Task directions:
Return all of the data exactly as written, without the pictures.

Collected data:
start

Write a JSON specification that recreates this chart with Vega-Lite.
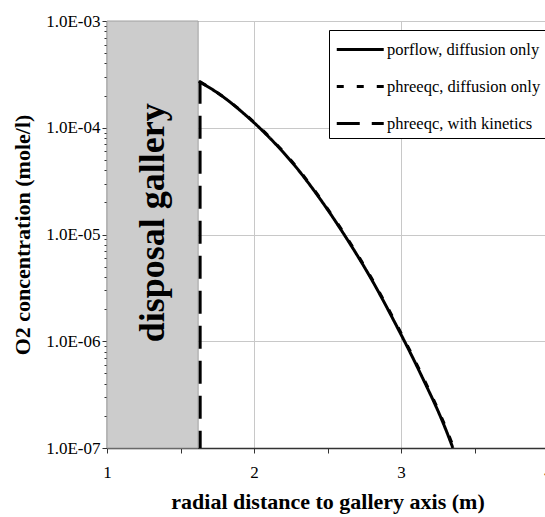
{
  "$schema": "https://vega.github.io/schema/vega-lite/v6.json",
  "width": 438,
  "height": 427,
  "autosize": {"type": "none"},
  "padding": {"left": 107, "top": 21, "right": 0, "bottom": 69},
  "background": "white",
  "config": {
    "font": "Liberation Serif",
    "view": {"stroke": "#a0a0a0", "strokeWidth": 1},
    "axis": {
      "labelFont": "Liberation Serif",
      "labelFontSize": 17,
      "labelColor": "black",
      "titleFont": "Liberation Serif",
      "titleFontSize": 22,
      "titleFontWeight": "bold",
      "titleColor": "black",
      "domainColor": "#333333",
      "domainWidth": 1.5,
      "tickColor": "#333333",
      "gridColor": "#c8c8c8",
      "labelOverlap": false,
      "labelFlush": false,
      "labelBound": false
    },
    "legend": {
      "labelFont": "Liberation Serif",
      "labelFontSize": 16.5,
      "labelColor": "black"
    }
  },
  "datasets": {
    "curves": [
      {"series": "porflow, diffusion only", "x": 1.625, "y": 2.72e-4},
      {"series": "porflow, diffusion only", "x": 1.770, "y": 2.04e-4},
      {"series": "porflow, diffusion only", "x": 1.941, "y": 1.32e-4},
      {"series": "porflow, diffusion only", "x": 2.111, "y": 7.93e-5},
      {"series": "porflow, diffusion only", "x": 2.281, "y": 4.36e-5},
      {"series": "porflow, diffusion only", "x": 2.452, "y": 2.13e-5},
      {"series": "porflow, diffusion only", "x": 2.622, "y": 9.56e-6},
      {"series": "porflow, diffusion only", "x": 2.792, "y": 3.96e-6},
      {"series": "porflow, diffusion only", "x": 2.962, "y": 1.46e-6},
      {"series": "porflow, diffusion only", "x": 3.133, "y": 4.96e-7},
      {"series": "porflow, diffusion only", "x": 3.303, "y": 1.51e-7},
      {"series": "porflow, diffusion only", "x": 3.353, "y": 1.0e-7},
      {"series": "phreeqc, diffusion only", "x": 1.631, "y": 2.70e-4},
      {"series": "phreeqc, diffusion only", "x": 1.776, "y": 2.02e-4},
      {"series": "phreeqc, diffusion only", "x": 1.947, "y": 1.31e-4},
      {"series": "phreeqc, diffusion only", "x": 2.117, "y": 7.88e-5},
      {"series": "phreeqc, diffusion only", "x": 2.287, "y": 4.33e-5},
      {"series": "phreeqc, diffusion only", "x": 2.458, "y": 2.11e-5},
      {"series": "phreeqc, diffusion only", "x": 2.628, "y": 9.5e-6},
      {"series": "phreeqc, diffusion only", "x": 2.798, "y": 3.93e-6},
      {"series": "phreeqc, diffusion only", "x": 2.968, "y": 1.45e-6},
      {"series": "phreeqc, diffusion only", "x": 3.139, "y": 4.93e-7},
      {"series": "phreeqc, diffusion only", "x": 3.309, "y": 1.5e-7},
      {"series": "phreeqc, diffusion only", "x": 3.359, "y": 1.0e-7},
      {"series": "phreeqc, with kinetics", "x": 1.633, "y": 2.75e-4},
      {"series": "phreeqc, with kinetics", "x": 1.634, "y": 1.0e-7}
    ],
    "gallery": [
      {"x1": 1.0, "x2": 1.62, "y1": 1e-7, "y2": 1e-3, "label": "disposal gallery", "xm": 1.31, "ym": 1.29e-5}
    ]
  },
  "layer": [
    {
      "data": {"name": "gallery"},
      "mark": {"type": "rect", "fill": "#cccccc", "stroke": "#a0a0a0", "strokeWidth": 1},
      "encoding": {
        "x": {"field": "x1", "type": "quantitative"},
        "x2": {"field": "x2"},
        "y": {"field": "y1", "type": "quantitative"},
        "y2": {"field": "y2"}
      }
    },
    {
      "data": {"name": "gallery"},
      "mark": {"type": "text", "angle": 270, "align": "center", "baseline": "middle", "font": "Liberation Serif", "fontWeight": "bold", "fontSize": 36, "color": "black"},
      "encoding": {
        "x": {"field": "xm", "type": "quantitative"},
        "y": {"field": "ym", "type": "quantitative"},
        "text": {"field": "label"}
      }
    },
    {
      "data": {"name": "curves"},
      "mark": {"type": "line", "color": "black", "strokeWidth": 3, "clip": true, "interpolate": "monotone"},
      "encoding": {
        "x": {
          "field": "x", "type": "quantitative",
          "scale": {"domain": [1, 4], "range": [0, 441], "nice": false, "zero": false},
          "axis": {
            "title": "radial distance to gallery axis (m)",
            "values": [1, 1.5, 2, 2.5, 3, 3.5, 4],
            "labelExpr": "datum.value % 1 == 0 ? format(datum.value, 'd') : ''",
            "gridOpacity": {"condition": {"test": "datum.value % 1 == 0", "value": 1}, "value": 0},
            "tickSize": 5,
            "labelPadding": 11,
            "titlePadding": 11
          }
        },
        "y": {
          "field": "y", "type": "quantitative",
          "scale": {"type": "log", "domain": [1e-7, 1e-3], "nice": false},
          "axis": {
            "title": "O2 concentration (mole/l)",
            "values": [1e-7, 2e-7, 3e-7, 4e-7, 5e-7, 6e-7, 7e-7, 8e-7, 9e-7, 1e-6, 2e-6, 3e-6, 4e-6, 5e-6, 6e-6, 7e-6, 8e-6, 9e-6, 1e-5, 2e-5, 3e-5, 4e-5, 5e-5, 6e-5, 7e-5, 8e-5, 9e-5, 1e-4, 2e-4, 3e-4, 4e-4, 5e-4, 6e-4, 7e-4, 8e-4, 9e-4, 1e-3],
            "labelExpr": "abs(log(datum.value)/LN10 - round(log(datum.value)/LN10)) < 0.01 ? '1.0E-0' + (-round(log(datum.value)/LN10)) : ''",
            "gridOpacity": {"condition": {"test": "abs(log(datum.value)/LN10 - round(log(datum.value)/LN10)) < 0.01", "value": 1}, "value": 0},
            "tickSize": {"condition": {"test": "abs(log(datum.value)/LN10 - round(log(datum.value)/LN10)) < 0.01", "value": 5}, "value": 3},
            "labelPadding": 2,
            "titlePadding": 11
          }
        },
        "detail": {"field": "series"},
        "strokeDash": {
          "field": "series", "type": "nominal",
          "scale": {
            "domain": ["porflow, diffusion only", "phreeqc, diffusion only", "phreeqc, with kinetics"],
            "range": [[1, 0], [7, 13], [23, 12]]
          },
          "legend": {
            "title": null,
            "orient": "none",
            "legendX": 222,
            "legendY": 9,
            "symbolType": "M-1,0H3",
            "symbolSize": 552,
            "symbolStrokeWidth": 3,
            "symbolStrokeColor": "black",
            "symbolFillColor": "transparent",
            "labelOffset": 25,
            "rowPadding": 15,
            "padding": 6,
            "titlePadding": 0,
            "strokeColor": "black",
            "fillColor": "white",
            "cornerRadius": 0
          }
        }
      }
    }
  ]
}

end

Written response:
Write a JSON specification that recreates this chart with Vega-Lite.
{
  "$schema": "https://vega.github.io/schema/vega-lite/v6.json",
  "width": 438,
  "height": 427,
  "autosize": {"type": "none"},
  "padding": {"left": 107, "top": 21, "right": 0, "bottom": 69},
  "background": "white",
  "config": {
    "font": "Liberation Serif",
    "view": {"stroke": "#a0a0a0", "strokeWidth": 1},
    "axis": {
      "labelFont": "Liberation Serif",
      "labelFontSize": 17,
      "labelColor": "black",
      "titleFont": "Liberation Serif",
      "titleFontSize": 22,
      "titleFontWeight": "bold",
      "titleColor": "black",
      "domainColor": "#333333",
      "domainWidth": 1.5,
      "tickColor": "#333333",
      "gridColor": "#c8c8c8",
      "labelOverlap": false,
      "labelFlush": false,
      "labelBound": false
    },
    "legend": {
      "labelFont": "Liberation Serif",
      "labelFontSize": 16.5,
      "labelColor": "black"
    }
  },
  "datasets": {
    "curves": [
      {"series": "porflow, diffusion only", "x": 1.625, "y": 2.72e-4},
      {"series": "porflow, diffusion only", "x": 1.770, "y": 2.04e-4},
      {"series": "porflow, diffusion only", "x": 1.941, "y": 1.32e-4},
      {"series": "porflow, diffusion only", "x": 2.111, "y": 7.93e-5},
      {"series": "porflow, diffusion only", "x": 2.281, "y": 4.36e-5},
      {"series": "porflow, diffusion only", "x": 2.452, "y": 2.13e-5},
      {"series": "porflow, diffusion only", "x": 2.622, "y": 9.56e-6},
      {"series": "porflow, diffusion only", "x": 2.792, "y": 3.96e-6},
      {"series": "porflow, diffusion only", "x": 2.962, "y": 1.46e-6},
      {"series": "porflow, diffusion only", "x": 3.133, "y": 4.96e-7},
      {"series": "porflow, diffusion only", "x": 3.303, "y": 1.51e-7},
      {"series": "porflow, diffusion only", "x": 3.353, "y": 1.0e-7},
      {"series": "phreeqc, diffusion only", "x": 1.631, "y": 2.70e-4},
      {"series": "phreeqc, diffusion only", "x": 1.776, "y": 2.02e-4},
      {"series": "phreeqc, diffusion only", "x": 1.947, "y": 1.31e-4},
      {"series": "phreeqc, diffusion only", "x": 2.117, "y": 7.88e-5},
      {"series": "phreeqc, diffusion only", "x": 2.287, "y": 4.33e-5},
      {"series": "phreeqc, diffusion only", "x": 2.458, "y": 2.11e-5},
      {"series": "phreeqc, diffusion only", "x": 2.628, "y": 9.5e-6},
      {"series": "phreeqc, diffusion only", "x": 2.798, "y": 3.93e-6},
      {"series": "phreeqc, diffusion only", "x": 2.968, "y": 1.45e-6},
      {"series": "phreeqc, diffusion only", "x": 3.139, "y": 4.93e-7},
      {"series": "phreeqc, diffusion only", "x": 3.309, "y": 1.5e-7},
      {"series": "phreeqc, diffusion only", "x": 3.359, "y": 1.0e-7},
      {"series": "phreeqc, with kinetics", "x": 1.633, "y": 2.75e-4},
      {"series": "phreeqc, with kinetics", "x": 1.634, "y": 1.0e-7}
    ],
    "gallery": [
      {"x1": 1.0, "x2": 1.62, "y1": 1e-7, "y2": 1e-3, "label": "disposal gallery", "xm": 1.31, "ym": 1.29e-5}
    ]
  },
  "layer": [
    {
      "data": {"name": "gallery"},
      "mark": {"type": "rect", "fill": "#cccccc", "stroke": "#a0a0a0", "strokeWidth": 1},
      "encoding": {
        "x": {"field": "x1", "type": "quantitative"},
        "x2": {"field": "x2"},
        "y": {"field": "y1", "type": "quantitative"},
        "y2": {"field": "y2"}
      }
    },
    {
      "data": {"name": "gallery"},
      "mark": {"type": "text", "angle": 270, "align": "center", "baseline": "middle", "font": "Liberation Serif", "fontWeight": "bold", "fontSize": 36, "color": "black"},
      "encoding": {
        "x": {"field": "xm", "type": "quantitative"},
        "y": {"field": "ym", "type": "quantitative"},
        "text": {"field": "label"}
      }
    },
    {
      "data": {"name": "curves"},
      "mark": {"type": "line", "color": "black", "strokeWidth": 3, "clip": true, "interpolate": "monotone"},
      "encoding": {
        "x": {
          "field": "x", "type": "quantitative",
          "scale": {"domain": [1, 4], "range": [0, 441], "nice": false, "zero": false},
          "axis": {
            "title": "radial distance to gallery axis (m)",
            "values": [1, 1.5, 2, 2.5, 3, 3.5, 4],
            "labelExpr": "datum.value % 1 == 0 ? format(datum.value, 'd') : ''",
            "gridOpacity": {"condition": {"test": "datum.value % 1 == 0", "value": 1}, "value": 0},
            "tickSize": 5,
            "labelPadding": 11,
            "titlePadding": 11
          }
        },
        "y": {
          "field": "y", "type": "quantitative",
          "scale": {"type": "log", "domain": [1e-7, 1e-3], "nice": false},
          "axis": {
            "title": "O2 concentration (mole/l)",
            "values": [1e-7, 2e-7, 3e-7, 4e-7, 5e-7, 6e-7, 7e-7, 8e-7, 9e-7, 1e-6, 2e-6, 3e-6, 4e-6, 5e-6, 6e-6, 7e-6, 8e-6, 9e-6, 1e-5, 2e-5, 3e-5, 4e-5, 5e-5, 6e-5, 7e-5, 8e-5, 9e-5, 1e-4, 2e-4, 3e-4, 4e-4, 5e-4, 6e-4, 7e-4, 8e-4, 9e-4, 1e-3],
            "labelExpr": "abs(log(datum.value)/LN10 - round(log(datum.value)/LN10)) < 0.01 ? '1.0E-0' + (-round(log(datum.value)/LN10)) : ''",
            "gridOpacity": {"condition": {"test": "abs(log(datum.value)/LN10 - round(log(datum.value)/LN10)) < 0.01", "value": 1}, "value": 0},
            "tickSize": {"condition": {"test": "abs(log(datum.value)/LN10 - round(log(datum.value)/LN10)) < 0.01", "value": 5}, "value": 3},
            "labelPadding": 2,
            "titlePadding": 11
          }
        },
        "detail": {"field": "series"},
        "strokeDash": {
          "field": "series", "type": "nominal",
          "scale": {
            "domain": ["porflow, diffusion only", "phreeqc, diffusion only", "phreeqc, with kinetics"],
            "range": [[1, 0], [7, 13], [23, 12]]
          },
          "legend": {
            "title": null,
            "orient": "none",
            "legendX": 222,
            "legendY": 9,
            "symbolType": "M-1,0H3",
            "symbolSize": 552,
            "symbolStrokeWidth": 3,
            "symbolStrokeColor": "black",
            "symbolFillColor": "transparent",
            "labelOffset": 25,
            "rowPadding": 15,
            "padding": 6,
            "titlePadding": 0,
            "strokeColor": "black",
            "fillColor": "white",
            "cornerRadius": 0
          }
        }
      }
    }
  ]
}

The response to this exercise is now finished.